On Christmas Day, the wedding goes ahead and Chas reveals Carl and Eve's affair to the congregation and punches Carl, and jilting him. The following day, Chas picks a fight with Eve in the pub. In January, Scarlett visits her mother in Canada so Eve takes care of the business in her absence. When Jimmy goes missing, Eve tries to comfort Carl and Jimmy's wife, Nicola (Nicola Wheeler), but they both shun her. After Jimmy is found and returns to the village, suffering from amnesia, Eve befriends Kelly Windsor (Adele Silva), Jimmy's ex-fiancée, who is trying to convince Jimmy that they were having an affair at the time he lost his memory. In order to back Kelly's claims up, and to get revenge on Carl and Nicola for their ill-treatment, Eve forges hotel receipts and fakes photographs of Jimmy and Kelly together. When Kelly reveals that she had attacked Jimmy, giving him the injuries that had caused his amnesia, Eve suggests that Kelly tell Jimmy the truth.

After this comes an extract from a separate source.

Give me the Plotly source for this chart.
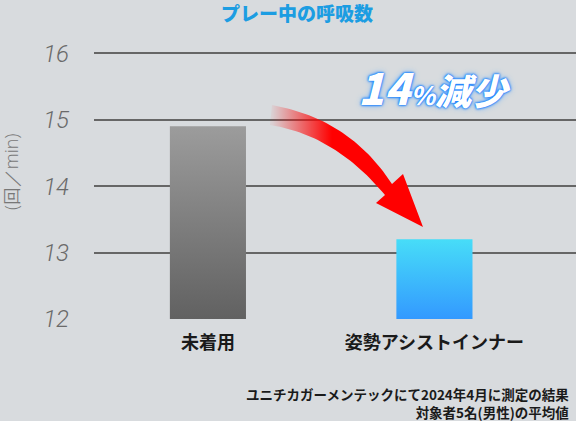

When Debbie Dingle's (Charley Webb) boyfriend Cameron Murray (Dominic Power) gets a job working for the haulage firm, he and Eve start flirting. Carl stirs things up by intimating that Cameron and Eve are having an affair. Chas and Debbie warn Eve off and she denies any wrongdoing.

When Scarlett decides to leave for Mexico, she folds the Hen Party business and Eve is unemployed again. Carl mocks her for this and Eve becomes disillusioned with her life in the village and after talking to Alicia, who is emigrating to Spain, considers leaving too. The next day in the pub, Eve helps herself to a drink whilst the bar is unmanned. Diane Sugden (Elizabeth Estensen) catches her and Eve offers to help out whilst Diane is busy. Chas, who now co-owns the pub, is furious about this and orders her out. Eve taunts Chas about her son Aaron's (Danny Miller) recent murder trial and being single and Chas threatens her. Eve reveals her plans to move to Mexico with Scarlett and Chas warns her that Scarlett will soon find out what a back stabbing cow she is. Edna takes Eve home and attempts to talk her out of leaving but Eve's mind is made up, telling Edna she is fed up with the villagers' hostility towards her. After bidding Edna farewell, Eve calls a taxi and leaves for Mexico.